— start RECORDED INFORMATION —

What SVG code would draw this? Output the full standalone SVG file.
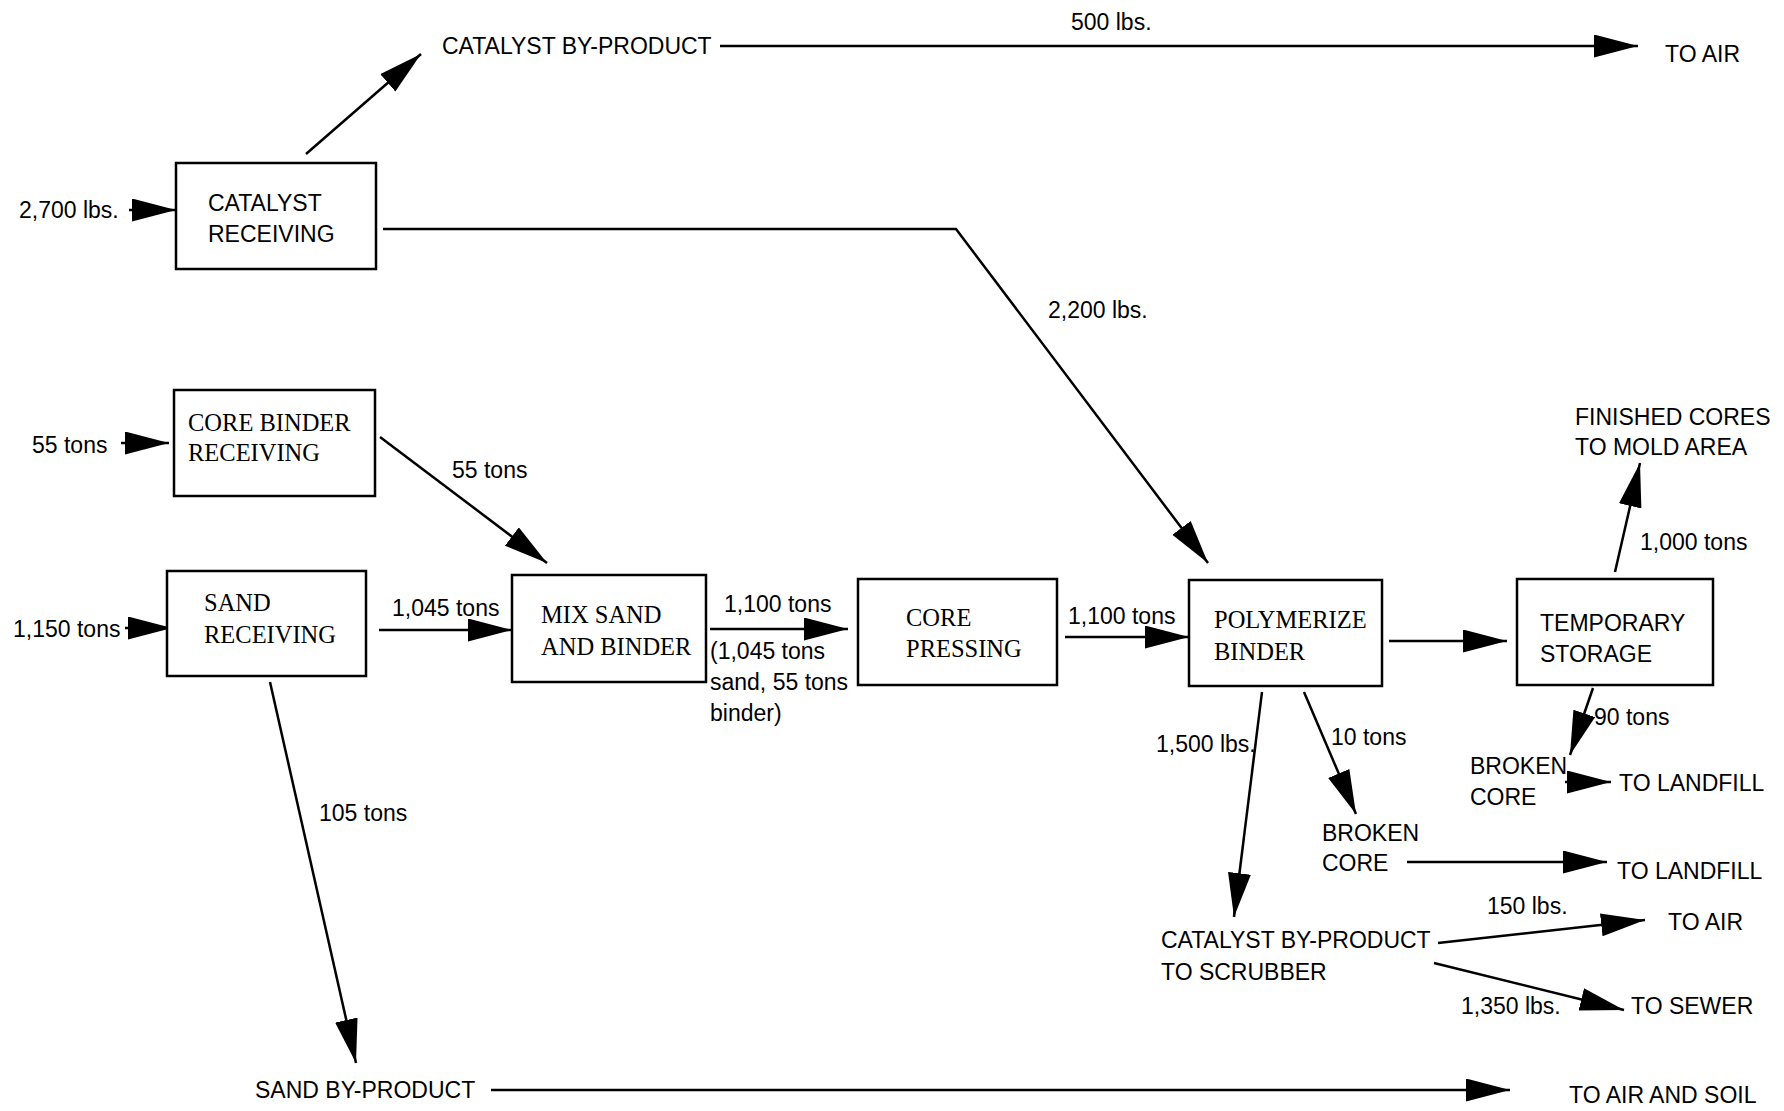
<svg xmlns="http://www.w3.org/2000/svg" width="1784" height="1111" viewBox="0 0 1784 1111">
<defs>
<marker id="ah" markerUnits="userSpaceOnUse" markerWidth="46" markerHeight="26" refX="44" refY="11.5" orient="auto">
<path d="M0,0 L44,11.5 L0,23 z" fill="#000"/>
</marker>
<style>
.box{fill:#fff;stroke:#000;stroke-width:2.5}
.c{fill:none;stroke:#000;stroke-width:2.5;marker-end:url(#ah)}
.s{font-family:"Liberation Sans",Arial,sans-serif;font-size:23px;fill:#000}
.t{font-family:"Liberation Serif","Times New Roman",serif;font-size:24.5px;fill:#000}
</style>
</defs>
<rect width="1784" height="1111" fill="#fff"/>

<g id="connectors">
<path class="c" d="M129,210 L176,210"/>
<path class="c" d="M306,154 L421,54"/>
<path class="c" d="M720,46 L1638,46"/>
<path class="c" d="M383,229 L956,229 L1208,563"/>
<path class="c" d="M121,443 L169,443"/>
<path class="c" d="M380,437 L547,563"/>
<path class="c" d="M125,628 L172,628"/>
<path class="c" d="M379,630 L512,630"/>
<path class="c" d="M710,629 L848,629"/>
<path class="c" d="M1065,637 L1189,637"/>
<path class="c" d="M1389,641 L1507,641"/>
<path class="c" d="M1615,572 L1640,463"/>
<path class="c" d="M1593,688 L1570,755"/>
<path class="c" d="M1565,782 L1611,782"/>
<path class="c" d="M1262,692 L1234,917"/>
<path class="c" d="M1304,692 L1356,814"/>
<path class="c" d="M1407,862 L1607,862"/>
<path class="c" d="M1438,943 L1645,920"/>
<path class="c" d="M1434,963 L1624,1010"/>
<path class="c" d="M270,682 L356,1063"/>
<path class="c" d="M491,1090 L1510,1090"/>
</g>

<g id="flow-labels">
<text class="s" x="19" y="218">2,700 lbs.</text>
<text class="s" x="1071" y="30">500 lbs.</text>
<text class="s" x="1048" y="318">2,200 lbs.</text>
<text class="s" x="32" y="453">55 tons</text>
<text class="s" x="452" y="478">55 tons</text>
<text class="s" x="13" y="637">1,150 tons</text>
<text class="s" x="392" y="616">1,045 tons</text>
<text class="s" x="724" y="612">1,100 tons</text>
<text class="s" x="710" y="659">(1,045 tons</text>
<text class="s" x="710" y="690">sand, 55 tons</text>
<text class="s" x="710" y="721">binder)</text>
<text class="s" x="1068" y="624">1,100 tons</text>
<text class="s" x="1640" y="550">1,000 tons</text>
<text class="s" x="1594" y="725">90 tons</text>
<text class="s" x="1156" y="752">1,500 lbs.</text>
<text class="s" x="1331" y="745">10 tons</text>
<text class="s" x="319" y="821">105 tons</text>
<text class="s" x="1487" y="914">150 lbs.</text>
<text class="s" x="1461" y="1014">1,350 lbs.</text>
</g>

<g id="catalyst-receiving">
<rect class="box" x="176" y="163" width="200" height="106"/>
<text class="s" x="208" y="211">CATALYST</text>
<text class="s" x="208" y="242">RECEIVING</text>
</g>
<g id="core-binder-receiving">
<rect class="box" x="174" y="390" width="201" height="106"/>
<text class="t" x="188" y="431">CORE BINDER</text>
<text class="t" x="188" y="461">RECEIVING</text>
</g>
<g id="sand-receiving">
<rect class="box" x="167" y="571" width="199" height="105"/>
<text class="t" x="204" y="611">SAND</text>
<text class="t" x="204" y="643">RECEIVING</text>
</g>
<g id="mix-sand-binder">
<rect class="box" x="512" y="575" width="194" height="107"/>
<text class="t" x="541" y="623">MIX SAND</text>
<text class="t" x="541" y="655">AND BINDER</text>
</g>
<g id="core-pressing">
<rect class="box" x="858" y="579" width="199" height="106"/>
<text class="t" x="906" y="626">CORE</text>
<text class="t" x="906" y="657">PRESSING</text>
</g>
<g id="polymerize-binder">
<rect class="box" x="1189" y="580" width="193" height="106"/>
<text class="t" x="1214" y="628">POLYMERIZE</text>
<text class="t" x="1214" y="660">BINDER</text>
</g>
<g id="temporary-storage">
<rect class="box" x="1517" y="579" width="196" height="106"/>
<text class="s" x="1540" y="631">TEMPORARY</text>
<text class="s" x="1540" y="662">STORAGE</text>
</g>

<g id="catalyst-by-product">
<text class="s" x="442" y="54">CATALYST BY-PRODUCT</text>
</g>
<g id="to-air-1">
<text class="s" x="1665" y="62">TO AIR</text>
</g>
<g id="finished-cores">
<text class="s" x="1575" y="425">FINISHED CORES</text>
<text class="s" x="1575" y="455">TO MOLD AREA</text>
</g>
<g id="broken-core-1">
<text class="s" x="1470" y="774">BROKEN</text>
<text class="s" x="1470" y="805">CORE</text>
</g>
<g id="to-landfill-1">
<text class="s" x="1619" y="791">TO LANDFILL</text>
</g>
<g id="broken-core-2">
<text class="s" x="1322" y="841">BROKEN</text>
<text class="s" x="1322" y="871">CORE</text>
</g>
<g id="to-landfill-2">
<text class="s" x="1617" y="879">TO LANDFILL</text>
</g>
<g id="catalyst-to-scrubber">
<text class="s" x="1161" y="948">CATALYST BY-PRODUCT</text>
<text class="s" x="1161" y="980">TO SCRUBBER</text>
</g>
<g id="to-air-2">
<text class="s" x="1668" y="930">TO AIR</text>
</g>
<g id="to-sewer">
<text class="s" x="1631" y="1014">TO SEWER</text>
</g>
<g id="sand-by-product">
<text class="s" x="255" y="1098">SAND BY-PRODUCT</text>
</g>
<g id="to-air-and-soil">
<text class="s" x="1569" y="1103">TO AIR AND SOIL</text>
</g>
</svg>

— end RECORDED INFORMATION —

◆ SHORT PROBLEM:
From the data above, write out everything exactly except the pictures.

◆ ANSWER TO THIS PROBLEM:
What SVG code would draw this? Output the full standalone SVG file.
<svg xmlns="http://www.w3.org/2000/svg" width="1784" height="1111" viewBox="0 0 1784 1111">
<defs>
<marker id="ah" markerUnits="userSpaceOnUse" markerWidth="46" markerHeight="26" refX="44" refY="11.5" orient="auto">
<path d="M0,0 L44,11.5 L0,23 z" fill="#000"/>
</marker>
<style>
.box{fill:#fff;stroke:#000;stroke-width:2.5}
.c{fill:none;stroke:#000;stroke-width:2.5;marker-end:url(#ah)}
.s{font-family:"Liberation Sans",Arial,sans-serif;font-size:23px;fill:#000}
.t{font-family:"Liberation Serif","Times New Roman",serif;font-size:24.5px;fill:#000}
</style>
</defs>
<rect width="1784" height="1111" fill="#fff"/>

<g id="connectors">
<path class="c" d="M129,210 L176,210"/>
<path class="c" d="M306,154 L421,54"/>
<path class="c" d="M720,46 L1638,46"/>
<path class="c" d="M383,229 L956,229 L1208,563"/>
<path class="c" d="M121,443 L169,443"/>
<path class="c" d="M380,437 L547,563"/>
<path class="c" d="M125,628 L172,628"/>
<path class="c" d="M379,630 L512,630"/>
<path class="c" d="M710,629 L848,629"/>
<path class="c" d="M1065,637 L1189,637"/>
<path class="c" d="M1389,641 L1507,641"/>
<path class="c" d="M1615,572 L1640,463"/>
<path class="c" d="M1593,688 L1570,755"/>
<path class="c" d="M1565,782 L1611,782"/>
<path class="c" d="M1262,692 L1234,917"/>
<path class="c" d="M1304,692 L1356,814"/>
<path class="c" d="M1407,862 L1607,862"/>
<path class="c" d="M1438,943 L1645,920"/>
<path class="c" d="M1434,963 L1624,1010"/>
<path class="c" d="M270,682 L356,1063"/>
<path class="c" d="M491,1090 L1510,1090"/>
</g>

<g id="flow-labels">
<text class="s" x="19" y="218">2,700 lbs.</text>
<text class="s" x="1071" y="30">500 lbs.</text>
<text class="s" x="1048" y="318">2,200 lbs.</text>
<text class="s" x="32" y="453">55 tons</text>
<text class="s" x="452" y="478">55 tons</text>
<text class="s" x="13" y="637">1,150 tons</text>
<text class="s" x="392" y="616">1,045 tons</text>
<text class="s" x="724" y="612">1,100 tons</text>
<text class="s" x="710" y="659">(1,045 tons</text>
<text class="s" x="710" y="690">sand, 55 tons</text>
<text class="s" x="710" y="721">binder)</text>
<text class="s" x="1068" y="624">1,100 tons</text>
<text class="s" x="1640" y="550">1,000 tons</text>
<text class="s" x="1594" y="725">90 tons</text>
<text class="s" x="1156" y="752">1,500 lbs.</text>
<text class="s" x="1331" y="745">10 tons</text>
<text class="s" x="319" y="821">105 tons</text>
<text class="s" x="1487" y="914">150 lbs.</text>
<text class="s" x="1461" y="1014">1,350 lbs.</text>
</g>

<g id="catalyst-receiving">
<rect class="box" x="176" y="163" width="200" height="106"/>
<text class="s" x="208" y="211">CATALYST</text>
<text class="s" x="208" y="242">RECEIVING</text>
</g>
<g id="core-binder-receiving">
<rect class="box" x="174" y="390" width="201" height="106"/>
<text class="t" x="188" y="431">CORE BINDER</text>
<text class="t" x="188" y="461">RECEIVING</text>
</g>
<g id="sand-receiving">
<rect class="box" x="167" y="571" width="199" height="105"/>
<text class="t" x="204" y="611">SAND</text>
<text class="t" x="204" y="643">RECEIVING</text>
</g>
<g id="mix-sand-binder">
<rect class="box" x="512" y="575" width="194" height="107"/>
<text class="t" x="541" y="623">MIX SAND</text>
<text class="t" x="541" y="655">AND BINDER</text>
</g>
<g id="core-pressing">
<rect class="box" x="858" y="579" width="199" height="106"/>
<text class="t" x="906" y="626">CORE</text>
<text class="t" x="906" y="657">PRESSING</text>
</g>
<g id="polymerize-binder">
<rect class="box" x="1189" y="580" width="193" height="106"/>
<text class="t" x="1214" y="628">POLYMERIZE</text>
<text class="t" x="1214" y="660">BINDER</text>
</g>
<g id="temporary-storage">
<rect class="box" x="1517" y="579" width="196" height="106"/>
<text class="s" x="1540" y="631">TEMPORARY</text>
<text class="s" x="1540" y="662">STORAGE</text>
</g>

<g id="catalyst-by-product">
<text class="s" x="442" y="54">CATALYST BY-PRODUCT</text>
</g>
<g id="to-air-1">
<text class="s" x="1665" y="62">TO AIR</text>
</g>
<g id="finished-cores">
<text class="s" x="1575" y="425">FINISHED CORES</text>
<text class="s" x="1575" y="455">TO MOLD AREA</text>
</g>
<g id="broken-core-1">
<text class="s" x="1470" y="774">BROKEN</text>
<text class="s" x="1470" y="805">CORE</text>
</g>
<g id="to-landfill-1">
<text class="s" x="1619" y="791">TO LANDFILL</text>
</g>
<g id="broken-core-2">
<text class="s" x="1322" y="841">BROKEN</text>
<text class="s" x="1322" y="871">CORE</text>
</g>
<g id="to-landfill-2">
<text class="s" x="1617" y="879">TO LANDFILL</text>
</g>
<g id="catalyst-to-scrubber">
<text class="s" x="1161" y="948">CATALYST BY-PRODUCT</text>
<text class="s" x="1161" y="980">TO SCRUBBER</text>
</g>
<g id="to-air-2">
<text class="s" x="1668" y="930">TO AIR</text>
</g>
<g id="to-sewer">
<text class="s" x="1631" y="1014">TO SEWER</text>
</g>
<g id="sand-by-product">
<text class="s" x="255" y="1098">SAND BY-PRODUCT</text>
</g>
<g id="to-air-and-soil">
<text class="s" x="1569" y="1103">TO AIR AND SOIL</text>
</g>
</svg>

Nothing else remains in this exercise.